Team Sky rider slips to 10th after snow-covered finish at Terminillo

Wouter Poels (Team Sky) lost 1:37 and the Tirreno-Adriatico blue leader’s jersey to an unstoppable Nairo Quintana (Movistar) in the snow on Terminillo but the Dutchman took defeat well, knowing he'd given his all on the 16km climb.

“It was really hard, I gave everything, but that’s the result,” he said pragmatically. “It’s been a good experience. I’m now tenth overall and I hope to move up. I’ve learnt a lot this week with the team, it’s good for the future.”
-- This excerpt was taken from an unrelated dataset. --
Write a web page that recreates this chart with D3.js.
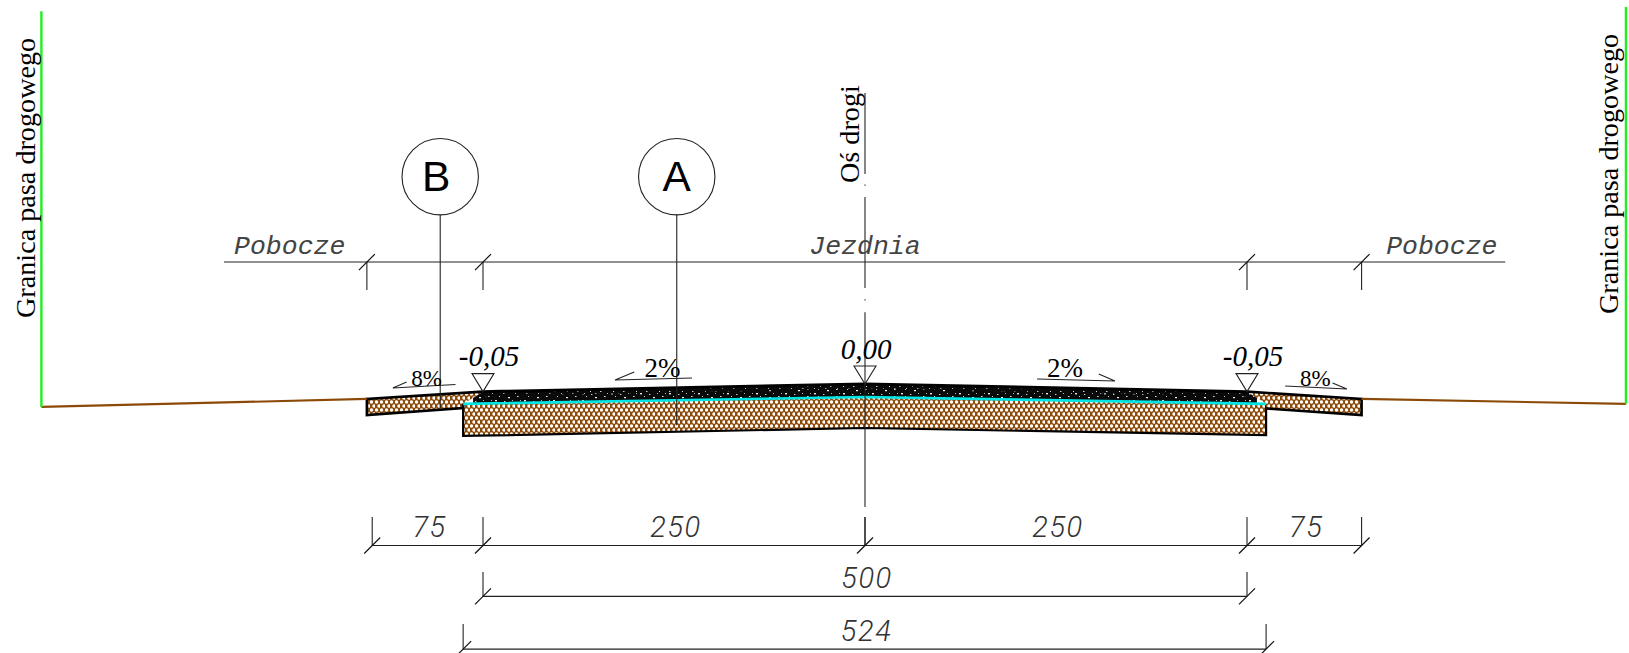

Poels had talked up his chances of defending the 17-second lead he carved with his solo attack on stage four. Team Sky seemed the strongest for the first half of the 16km climb to Terminillo but then Poels had no reply when Quintana jumped away with five kilometres to go. The numerous other attacks by Alberto Contador (Tinkoff-Saxo) and Thibaut Pinot (FDJ) only hurt him even more and he lost contact with the chasers. He finished 16th, in the same time as teammate Michel Nieve, slipping to tenth overall at 1:13.

“It was nice to have the jersey and we tried to defend it but when you loose it, it’s not nice. But that’s racing,” he said. “It was good to have led the race and the team worked really hard so it’s a little disappointing to lose it but its still early season and we’ve still got the TT coming. We’ll see how the race ends.”

The heavy snow in the final two kilometres and final minutes of the stage sparked debate about rider safety. Some team managers watching from home, including Patrick Lefevere of Etixx-QuickStep thought the conditions were too extreme. While the final part of the stage was raced under heavy snow, most of the riders, including Poels, admitted it was not a problem because they finished at the summit and quickly rode to their team buses to shower and get warm.

“I think it was quite okay to race. It was a little bit too much in the last two or three kilometres but it was okay,” Poels said, echoing what Contador and Quintana had said.

“Of course, I do think an Extreme Weather Protocol is a good idea, you have it in a lot of other sports, only not in cycling. It will be a good rule. But the weather didn’t really change the race. Quintana was really strong. I think he took something like 55 seconds on the second guy. I just wasn’t good enough to follow the best guys today.”